Two crewmembers died in a recent incident onboard a VLCC discharging crude oil. Around midnight on the day of the incident, the chief officer (C/O) encountered problems pumping cargo from the tanks and the vessel was instructed to locate the reason for the loss in suction. The C/O suspected this to be due to a leaking dresser coupling on the cargo line in the centre tank. Once the tank atmosphere was released onto the open deck and the tank pressure reduced, a suction sound from within the tank indicated a leak in the cargo line.

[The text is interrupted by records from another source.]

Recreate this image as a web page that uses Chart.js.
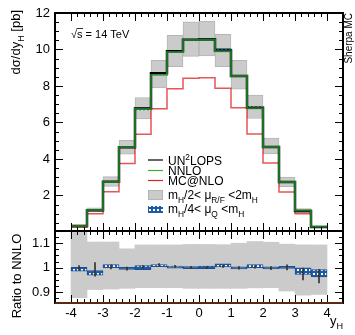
<!DOCTYPE html>
<html>
<head>
<meta charset="utf-8">
<script src="https://cdn.jsdelivr.net/npm/chart.js@4.4.1/dist/chart.umd.min.js"></script>
<style>
  html, body { margin: 0; padding: 0; background: #fff; }
</style>
</head>
<body>
<canvas id="c" width="355" height="335"></canvas>
<script>
// --------------------- DATA ------------------------
const binEdges   = [-4, -3.5, -3, -2.5, -2, -1.5, -1, -0.5, 0, 0.5, 1, 1.5, 2, 2.5, 3, 3.5, 4];
const binCenters = [-3.75, -3.25, -2.75, -2.25, -1.75, -1.25, -0.75, -0.25, 0.25, 0.75, 1.25, 1.75, 2.25, 2.75, 3.25, 3.75];

// dsigma/dy_H [pb]
const nnlo  = [0.33, 1.20, 2.74, 4.66, 6.74, 8.60, 9.86, 10.52, 10.55, 9.90, 8.55, 6.78, 4.66, 2.74, 1.17, 0.28];
const mcnlo = [0.26, 1.00, 2.20, 3.75, 5.35, 6.75, 7.85, 8.42, 8.45, 7.88, 6.80, 5.37, 3.78, 2.19, 0.99, 0.25];

// ratios to NNLO
const un2lopsRatio = [0.998, 0.993, 1.003, 0.996, 1.003, 1.012, 1.005, 1.001, 1.001, 1.005, 0.999, 1.003, 0.998, 1.001, 0.974, 0.965];
const statErr      = [0.010, 0.028, 0.008, 0.006, 0.005, 0.005, 0.004, 0.004, 0.004, 0.004, 0.005, 0.005, 0.006, 0.010, 0.024, 0.028];
const scaleLo = [0.877, 0.910, 0.912, 0.915, 0.918, 0.918, 0.918, 0.915, 0.915, 0.915, 0.915, 0.917, 0.918, 0.904, 0.887, 0.890];
const scaleHi = [1.170, 1.105, 1.105, 1.077, 1.093, 1.093, 1.093, 1.095, 1.095, 1.094, 1.100, 1.107, 1.104, 1.096, 1.093, 1.093];
const qLo     = [0.985, 0.969, 0.999, 0.993, 0.992, 1.004, 0.998, 0.996, 0.996, 1.003, 0.995, 0.999, 0.995, 0.997, 0.972, 0.962];
const qHi     = [1.001, 0.988, 1.012, 1.001, 1.008, 1.012, 1.006, 1.004, 1.006, 1.015, 1.003, 1.012, 1.003, 1.005, 0.999, 0.992];

const xTicks     = [-4, -3, -2, -1, 0, 1, 2, 3, 4];
const yTicks     = [2, 4, 6, 8, 10, 12];
const ratioTicks = [0.9, 1, 1.1];

const FONT = "'Liberation Sans', Arial, sans-serif";

// --------------------- HELPERS ------------------------
function steps(vals) {
    return binEdges.map((x, i) => ({ x: x, y: vals[Math.min(i, vals.length - 1)] }));
}
function band(lo, hi, base) {
    return binCenters.map((x, i) => ({ x: x, y: [lo[i] * (base ? base[i] : 1), hi[i] * (base ? base[i] : 1)] }));
}
function hatchPattern() {
    const p = document.createElement('canvas');
    p.width = 4; p.height = 4;
    const g = p.getContext('2d');
    g.fillStyle = '#1d5aa5';
    g.fillRect(0, 0, 4, 4);
    g.fillStyle = '#ffffff';
    g.fillRect(1, 1, 2, 2);
    return g.createPattern(p, 'repeat');
}
const hatch = hatchPattern();

// draw text with sub/superscripts; parts = [[text, mode]] mode 0 / -1 sub / 1 sup
function rich(ctx, parts, size, measureOnly) {
    let w = 0;
    parts.forEach(([t, m]) => {
        const fs = m ? size * 0.7 : size;
        ctx.font = fs + 'px ' + FONT;
        if (!measureOnly) {
            const dy = m === -1 ? size * 0.3 : (m === 1 ? -size * 0.4 : 0);
            ctx.fillText(t, w, dy);
        }
        w += ctx.measureText(t).width;
    });
    return w;
}
function richAt(ctx, parts, size, x, y, rot, alignRight) {
    ctx.save();
    ctx.translate(x, y);
    if (rot) ctx.rotate(rot);
    ctx.textBaseline = 'alphabetic';
    ctx.textAlign = 'left';
    if (alignRight) {
        const w = rich(ctx, parts, size, true);
        ctx.translate(-w, 0);
    }
    rich(ctx, parts, size);
    ctx.restore();
}

// --------------------- FRAME + TICKS ------------------------
const frameTicks = {
    id: 'frameTicks',
    afterDatasetsDraw(chart) {
        const ctx = chart.ctx;
        const xs = chart.scales.x;
        const panels = [
            { s: chart.scales.y, minor: 0.5, majorEvery: 4, from: 0.5, to: 12 },
            { s: chart.scales.r, minor: 0.025, majorEvery: 4, from: 0.875, to: 1.15 }
        ];
        ctx.save();
        ctx.strokeStyle = '#000';
        ctx.lineWidth = 1;
        panels.forEach(p => {
            const top = p.s.top, bot = p.s.bottom;
            for (let i = 0; i <= 40; i++) {
                const px = Math.round(xs.getPixelForValue(-4 + i * 0.2)) + 0.5;
                const len = i % 5 === 0 ? 8 : 4;
                ctx.beginPath();
                ctx.moveTo(px, bot); ctx.lineTo(px, bot - len);
                ctx.moveTo(px, top); ctx.lineTo(px, top + len);
                ctx.stroke();
            }
            for (let i = 0; ; i++) {
                const v = p.from + i * p.minor;
                if (v > p.to + 1e-9) break;
                const py = Math.round(p.s.getPixelForValue(v)) + 0.5;
                const len = i % p.majorEvery === (p === panels[0] ? 3 : 1) ? 8 : 4;
                ctx.beginPath();
                ctx.moveTo(xs.left, py); ctx.lineTo(xs.left + len, py);
                ctx.moveTo(xs.right, py); ctx.lineTo(xs.right - len, py);
                ctx.stroke();
            }
            ctx.lineWidth = 2;
            ctx.strokeRect(xs.left, top, xs.right - xs.left, bot - top);
            ctx.lineWidth = 1;
        });
        // bottom edge of ratio panel
        ctx.strokeStyle = '#5a2a10';
        ctx.lineWidth = 2;
        ctx.beginPath();
        ctx.moveTo(xs.left, chart.scales.r.bottom);
        ctx.lineTo(xs.right, chart.scales.r.bottom);
        ctx.stroke();
        ctx.restore();
    }
};

// --------------------- LABELS + LEGEND ------------------------
const labels = {
    id: 'labels',
    afterDraw(chart) {
        const ctx = chart.ctx;
        ctx.save();
        ctx.fillStyle = '#000';
        richAt(ctx, [['d\u03C3/dy', 0], ['H', -1], [' [pb]', 0]], 13, 20, 10, -Math.PI / 2, true);
        ctx.font = '13px ' + FONT;
        ctx.save();
        ctx.translate(21, 276);
        ctx.rotate(-Math.PI / 2);
        ctx.textAlign = 'center';
        ctx.fillText('Ratio to NNLO', 0, 0);
        ctx.restore();
        richAt(ctx, [['y', 0], ['H', -1]], 13, 343, 325, 0, true);
        richAt(ctx, [['Sherpa MC', 0]], 10, 352, 13, -Math.PI / 2, true);

        // sqrt(s) = 14 TeV
        ctx.font = '11px ' + FONT;
        ctx.textAlign = 'left';
        ctx.fillText('\u221A', 71, 38);
        const sx = 71 + ctx.measureText('\u221A').width;
        ctx.fillText('s = 14 TeV', sx, 38);
        ctx.lineWidth = 0.8;
        ctx.strokeStyle = '#000';
        ctx.beginPath();
        ctx.moveTo(sx - 0.5, 28.5); ctx.lineTo(sx + ctx.measureText('s').width + 0.5, 28.5);
        ctx.stroke();

        // legend
        const lx = 148, lw = 15, tx = 168;
        const lines = [['#000000', 160], ['#2fb52f', 170.5], ['#dd2222', 180.5]];
        lines.forEach(([c, y]) => {
            ctx.strokeStyle = c; ctx.lineWidth = 1.2;
            ctx.beginPath(); ctx.moveTo(lx, y); ctx.lineTo(lx + lw, y); ctx.stroke();
        });
        ctx.fillStyle = '#cbcbcb';
        ctx.fillRect(lx, 190, lw, 10);
        ctx.strokeStyle = '#b5b5b5'; ctx.lineWidth = 1;
        ctx.strokeRect(lx + 0.5, 190.5, lw - 1, 9);
        ctx.fillStyle = hatch;
        ctx.fillRect(lx, 206, lw, 7);
        ctx.fillStyle = '#000';
        richAt(ctx, [['UN', 0], ['2', 1], ['LOPS', 0]], 12, tx, 164.5, 0, false);
        richAt(ctx, [['NNLO', 0]], 12, tx, 175, 0, false);
        richAt(ctx, [['MC@NLO', 0]], 12, tx, 185, 0, false);
        richAt(ctx, [['m', 0], ['H', -1], ['/2< \u03BC', 0], ['R/F', -1], [' <2m', 0], ['H', -1]], 12, tx, 199, 0, false);
        richAt(ctx, [['m', 0], ['H', -1], ['/4< \u03BC', 0], ['Q', -1], [' <m', 0], ['H', -1]], 12, tx, 213, 0, false);
        ctx.restore();
    }
};

// --------------------- CHART ------------------------
const tickFont = { family: FONT, size: 13 };
const noGrid = { display: false, drawTicks: false };

const ctx = document.getElementById('c').getContext('2d');
const chart = new Chart(ctx, {
    data: {
        datasets: [
            // upper panel
            { type: 'bar', yAxisID: 'y', data: band(scaleLo, scaleHi, nnlo), backgroundColor: '#cbcbcb', borderColor: '#b5b5b5', borderWidth: 1, borderSkipped: false, order: 10 },
            { type: 'bar', yAxisID: 'y', data: band(qLo, qHi, nnlo), backgroundColor: hatch, borderWidth: 0, order: 9 },
            { type: 'line', yAxisID: 'y', data: steps(mcnlo), stepped: true, borderColor: 'rgba(220,30,30,0.75)', borderWidth: 1.5, pointRadius: 0, fill: false, order: 8 },
            { type: 'line', yAxisID: 'y', data: steps(nnlo.map((v, i) => v * un2lopsRatio[i])), stepped: true, borderColor: '#000', borderWidth: 2.5, pointRadius: 0, fill: false, order: 7 },
            { type: 'line', yAxisID: 'y', data: steps(nnlo), stepped: true, borderColor: 'rgba(40,160,50,0.7)', borderWidth: 2, pointRadius: 0, fill: false, order: 6 },
            // ratio panel
            { type: 'bar', yAxisID: 'r', data: band(scaleLo, scaleHi), backgroundColor: '#cbcbcb', borderWidth: 0, order: 10 },
            { type: 'bar', yAxisID: 'r', data: band(qLo, qHi), backgroundColor: hatch, borderColor: '#1d4f90', borderWidth: 1, borderSkipped: false, order: 9 },
            { type: 'line', yAxisID: 'r', data: steps(un2lopsRatio), stepped: true, borderColor: '#000', borderWidth: 2, pointRadius: 0, fill: false, order: 7 },
            { type: 'line', yAxisID: 'r', data: steps(nnlo.map(() => 1)), stepped: true, borderColor: '#2fb52f', borderWidth: 1.5, pointRadius: 0, fill: false, order: 6 },
            { type: 'bar', yAxisID: 'r', data: band(un2lopsRatio.map((v, i) => v - statErr[i]), un2lopsRatio.map((v, i) => v + statErr[i])), backgroundColor: '#333', barThickness: 1, order: 5 }
        ]
    },
    options: {
        responsive: false,
        animation: false,
        events: [],
        datasets: { bar: { grouped: false, barPercentage: 1, categoryPercentage: 1 } },
        layout: { padding: { left: 0, top: 13, right: 12, bottom: 0 } },
        plugins: { legend: { display: false }, tooltip: { enabled: false } },
        scales: {
            x: {
                type: 'linear', position: 'bottom', min: -4, max: 4,
                afterBuildTicks: s => { s.ticks = xTicks.map(v => ({ value: v })); },
                ticks: { font: tickFont, color: '#000', padding: 3, autoSkip: false, maxRotation: 0, callback: v => String(v) },
                grid: noGrid, border: { display: false },
                afterFit: s => { s.height = 32; }
            },
            r: {
                type: 'linear', position: 'left', stack: 'v', stackWeight: 72, min: 0.855, max: 1.15,
                afterBuildTicks: s => { s.ticks = ratioTicks.map(v => ({ value: v })); },
                ticks: { font: tickFont, color: '#000', padding: 5, callback: v => String(Math.round(v * 10) / 10) },
                grid: noGrid, border: { display: false },
                afterFit: s => { s.width = 55; }
            },
            y: {
                type: 'linear', position: 'left', stack: 'v', stackWeight: 218, min: 0.05, max: 12,
                afterBuildTicks: s => { s.ticks = yTicks.map(v => ({ value: v })); },
                ticks: { font: tickFont, color: '#000', padding: 5, callback: v => String(v) },
                grid: noGrid, border: { display: false },
                afterFit: s => { s.width = 55; }
            }
        }
    },
    plugins: [frameTicks, labels]
});
</script>
</body>
</html>
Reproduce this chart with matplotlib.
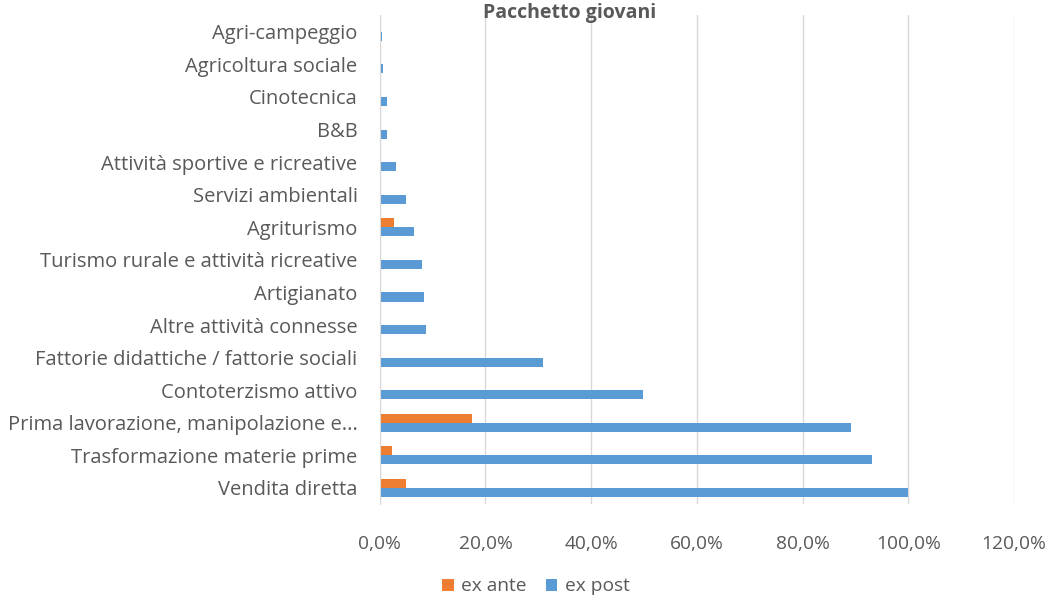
import numpy as np
import matplotlib.pyplot as plt
from matplotlib.ticker import FuncFormatter

plt.rcParams['font.family'] = ['Open Sans', 'DejaVu Sans']

# categories from bottom to top
categories = ['Vendita diretta', 'Trasformazione materie prime',
              'Prima lavorazione, manipolazione e...', 'Contoterzismo attivo',
              'Fattorie didattiche / fattorie sociali', 'Altre attività connesse',
              'Artigianato', 'Turismo rurale e attività ricreative', 'Agriturismo',
              'Servizi ambientali', 'Attività sportive e ricreative', 'B&B',
              'Cinotecnica', 'Agricoltura sociale', 'Agri-campeggio']
ex_ante = [5.0, 2.3, 17.5, 0.3, 0.0, 0.3, 0.0, 0.0, 2.6, 0.0, 0.0, 0.2, 0.0, 0.0, 0.0]
ex_post = [100.0, 93.1, 89.2, 49.9, 30.8, 8.7, 8.3, 8.0, 6.4, 4.9, 3.0, 1.45, 1.45, 0.7, 0.4]
xticks = [0, 20, 40, 60, 80, 100, 120]

grey = '#595959'
fig = plt.figure(figsize=(10.55, 5.96), dpi=100)
ax = fig.add_axes([0.360, 0.154, 0.601, 0.820])

y = np.arange(len(categories))
h = 0.28
ax.barh(y + h / 2, ex_ante, height=h, color='#ED7D31', label='ex ante')
ax.barh(y - h / 2, ex_post, height=h, color='#5B9BD5', label='ex post')

ax.set_xlim(0, 120)
ax.set_ylim(-0.5, len(categories) - 0.5)
ax.set_xticks(xticks)
ax.xaxis.set_major_formatter(FuncFormatter(lambda v, p: ('%.1f%%' % v).replace('.', ',')))
ax.set_yticks(y)
ax.set_yticklabels(categories)
ax.tick_params(axis='both', length=0, labelcolor=grey)
ax.tick_params(axis='y', pad=16, labelsize=14.5)
ax.tick_params(axis='x', pad=22, labelsize=13.8)
ax.grid(axis='x', color='#D9D9D9', linewidth=1)
ax.set_axisbelow(True)
for s in ['top', 'right', 'bottom']:
    ax.spines[s].set_visible(False)
ax.spines['left'].set_color('#D9D9D9')

fig.text(0.54, 0.978, 'Pacchetto giovani', ha='center', va='center',
         fontsize=14, fontweight='bold', color=grey)

fig.legend(loc='center', bbox_to_anchor=(0.508, 0.016), ncol=2, frameon=False,
           fontsize=13.8, labelcolor=grey, handlelength=0.6, handleheight=0.6,
           handletextpad=0.4, columnspacing=1.0)

plt.savefig('out.png', dpi=100)
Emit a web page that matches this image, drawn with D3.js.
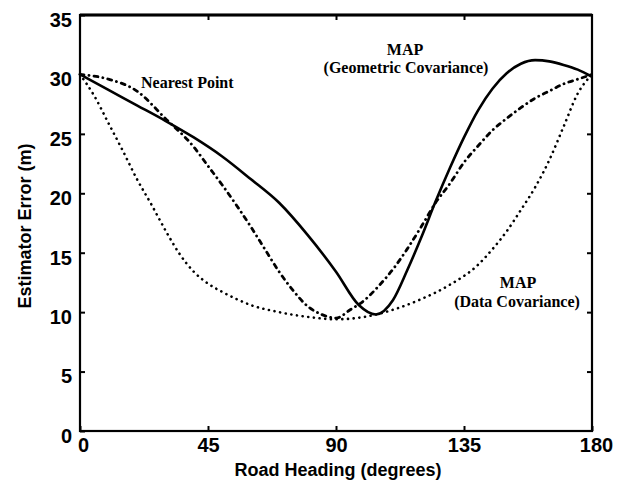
<!DOCTYPE html>
<html lang="en">
<head>
    <meta charset="utf-8">
    <title>Estimator Error vs Road Heading</title>
    <script src="https://d3js.org/d3.v7.min.js"></script>
    <style>
        body { margin: 0; background: #fff; }
        .tick text { font-family: "Liberation Sans", Arial, sans-serif; font-weight: bold; }
        .note { font-family: "Liberation Serif", "Times New Roman", serif; font-weight: bold; font-size: 16px; }
        .title { font-family: "Liberation Sans", Arial, sans-serif; font-weight: bold; font-size: 18px; }
    </style>
</head>
<body>
<svg id="chart"></svg>
<script>
    // MAP (geometric covariance) - solid line
    const geoHeading = [0, 10, 20, 30, 40, 50, 60, 70, 80, 90, 98, 104, 110, 115, 120, 125, 130, 135, 140, 145, 150, 155, 160, 165, 170, 175, 180];
    const geoError   = [30, 28.7, 27.4, 26.1, 24.7, 23.1, 21.2, 19.2, 16.5, 13.4, 10.6, 9.8, 11.0, 13.5, 16.3, 19.3, 22.1, 24.7, 27.0, 28.8, 30.1, 30.9, 31.2, 31.1, 30.8, 30.4, 29.8];

    // Nearest point - dash-dot line
    const nearHeading = [0, 10, 20, 30, 40, 45, 50, 55, 60, 65, 70, 75, 80, 85, 90, 95, 100, 105, 110, 115, 120, 125, 130, 135, 140, 145, 150, 155, 160, 165, 170, 175, 180];
    const nearError   = [30, 29.6, 28.6, 26.3, 23.9, 22.3, 20.7, 19.0, 17.2, 15.3, 13.4, 11.8, 10.5, 9.8, 9.5, 10.2, 11.0, 12.2, 13.6, 15.3, 17.2, 19.2, 20.8, 22.6, 24.0, 25.3, 26.3, 27.2, 28.0, 28.6, 29.2, 29.6, 30];

    // MAP (data covariance) - dotted line
    const dataHeading = [0, 5, 10, 15, 20, 25, 30, 35, 40, 45, 50, 55, 60, 70, 80, 90, 100, 110, 120, 130, 140, 145, 150, 155, 160, 165, 170, 175, 180];
    const dataError   = [30, 28.2, 25.9, 23.6, 21.2, 19.1, 16.9, 14.9, 13.4, 12.4, 11.7, 11.1, 10.6, 10.0, 9.6, 9.4, 9.6, 10.2, 11.1, 12.3, 14.0, 15.3, 16.8, 18.6, 20.5, 22.8, 25.6, 28.4, 30];

    const xTicks = [0, 45, 90, 135, 180];
    const yTicks = [0, 5, 10, 15, 20, 25, 30, 35];

    const width = 621, height = 486;
    const margin = {left: 80, right: 592, top: 15, bottom: 431};

    const svg = d3.select("#chart")
        .attr("width", width)
        .attr("height", height);

    const x = d3.scaleLinear().domain([0, 180]).range([margin.left, margin.right]);
    const y = d3.scaleLinear().domain([0, 35]).range([margin.bottom, margin.top]);

    // frame
    svg.append("rect")
        .attr("x", margin.left).attr("y", margin.top)
        .attr("width", margin.right - margin.left).attr("height", margin.bottom - margin.top)
        .attr("fill", "none").attr("stroke", "#000").attr("stroke-width", 2.2);
    svg.append("line")
        .attr("x1", margin.left).attr("x2", margin.right)
        .attr("y1", margin.top).attr("y2", margin.top)
        .attr("stroke", "#000").attr("stroke-width", 3);

    // axes, ticks point inward
    let yAxis = svg.append("g")
        .attr("transform", `translate(${margin.left},0)`)
        .call(d3.axisLeft(y).tickValues(yTicks).tickSize(-5).tickPadding(8));
    yAxis.selectAll("text").attr("font-size", 20).attr("y", 5);
    yAxis.select(".domain").remove();

    svg.append("g")
        .attr("transform", `translate(${margin.right},0)`)
        .call(d3.axisRight(y).tickValues(yTicks.slice(1, -1)).tickSize(-5).tickFormat(""))
        .select(".domain").remove();

    let xAxis = svg.append("g")
        .attr("transform", `translate(0,${margin.bottom})`)
        .call(d3.axisBottom(x).tickValues(xTicks).tickSize(-5).tickPadding(7));
    xAxis.selectAll("text").attr("font-size", 20);
    xAxis.selectAll(".tick text").filter(d => d === 0).attr("x", 3);
    xAxis.selectAll(".tick text").filter(d => d === 180).attr("x", 4);
    xAxis.select(".domain").remove();

    svg.append("g")
        .attr("transform", `translate(0,${margin.top})`)
        .call(d3.axisTop(x).tickValues(xTicks.slice(1, -1)).tickSize(-5).tickFormat(""))
        .select(".domain").remove();

    svg.selectAll(".tick line").attr("stroke-width", 2);

    // titles
    svg.append("text").attr("class", "title")
        .attr("x", 338).attr("y", 476)
        .attr("text-anchor", "middle")
        .text("Road Heading (degrees)");
    svg.append("text").attr("class", "title")
        .attr("transform", "translate(31,226) rotate(-90)")
        .attr("text-anchor", "middle")
        .attr("font-size", 19)
        .text("Estimator Error (m)");

    // curves
    const line = d3.line()
        .x(d => x(d[0]))
        .y(d => y(d[1]))
        .curve(d3.curveMonotoneX);

    const plot = svg.append("g").attr("fill", "none").attr("stroke", "#000");

    plot.append("path")
        .datum(d3.zip(dataHeading, dataError))
        .attr("d", line)
        .attr("stroke-width", 2.6)
        .attr("stroke-linecap", "round")
        .attr("stroke-dasharray", "0.1 5.6");

    plot.append("path")
        .datum(d3.zip(nearHeading, nearError))
        .attr("d", line)
        .attr("stroke-width", 2.8)
        .attr("stroke-linecap", "round")
        .attr("stroke-dasharray", "4 5 0.1 5");

    plot.append("path")
        .datum(d3.zip(geoHeading, geoError))
        .attr("d", line)
        .attr("stroke-width", 2.6);

    // annotations
    svg.append("text").attr("class", "note")
        .attr("x", 141).attr("y", 88)
        .text("Nearest Point");
    svg.append("text").attr("class", "note")
        .attr("x", 405).attr("y", 55).attr("text-anchor", "middle")
        .text("MAP");
    svg.append("text").attr("class", "note")
        .attr("x", 406).attr("y", 73).attr("text-anchor", "middle")
        .text("(Geometric Covariance)");
    svg.append("text").attr("class", "note")
        .attr("x", 518).attr("y", 288).attr("text-anchor", "middle")
        .text("MAP");
    svg.append("text").attr("class", "note")
        .attr("x", 517).attr("y", 307).attr("text-anchor", "middle")
        .text("(Data Covariance)");
</script>
</body>
</html>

The inert gas blower was changed over to the fresh air mode for tank entry and readings of the tank atmosphere were 1% by volume for Hydrocarbon gases and 6.5% by volume for Oxygen. Emergency rescue equipment was prepared at the tank entry point and an emergency team kept ready. The C/O instructed a deck fitter to don a self contained breathing apparatus (SCBA) and go into the tank but he refused because the tank was not gas free. The C/O woke another fitter from his sleep but he also refused to enter the tank for the same reason. The master donned a SCBA to enter the tank himself but the chief engineer (C/E) suggested two engine fitters could enter the tank instead and so woke them from their sleep. At around 04.50 hours the engine fitters and assistant chief officer (Asst. C/O) entered the tank with two torches, two radios and various spanners between them. The inert gas line and cargo lines were not blanked and the entry party did not carry personal gas detectors.
The coupling was approximately seven bays from the ladder section and the crew were wading through 30cm of crude remaining in the tank where visibility was estimated at two metres. Around 0554 hours the low pressure alarm of one of the SCBA sets in the tank was heard and the master and asst. C/O ordered the fitters out of the tank. A voice was heard on the radio in Hindi saying ‘we cannot find the way out’ followed by silence. The master and C/E each donned an emergency escape breathing device (EEBD) and entered the tank. By the time they exited the tank the asst. C/O exited too but the fitters remained inside. At the same time the third officer had summoned immediate assistance from ashore. The body of one of the fitters was recovered at 1310 hours and the other at 1945. Setbacks to the fire/rescue crew were due to low visibility, high temperatures and the crude sludge restricting movement.
The investigation revealed that the fitters had vertically descended 22 metres, horizontally traversed 53 metres to reach the dresser coupling and back to the location where their bodies were found. Air in the cylinders of the two fitters had lasted 14-16 minutes. The company safety check list and enclosed space entry permit clearly states that the oxygen reading in the compartments should be 21% and hydrocarbon less than 1% lower flammable limit. Only when the above criteria are satisfied can entry take place. A permit was not produced at the point of investigation but at a later stage and entered with ‘ventilation of the tank in progress’ – diluting the essence and spirit of the enclosed space entry safety checklist and permit. The master had signed the entry form in place of the leader of the team entering the tank, suggesting that the form was completed after the incident. SCBA should not have been used in this context and when the real emergency arose only one SCBA was available.
The man entry by master and chief engineer into the tank with no clarity of thought after the accident happened is a matter of serious concern as any further accident would have left the vessel without command. Proceedings were brought against the master, chief officer and chief engineer for causing death by rash or negligent act not amounting to culpable homicide, which is punishable by imprisonment, fine or both.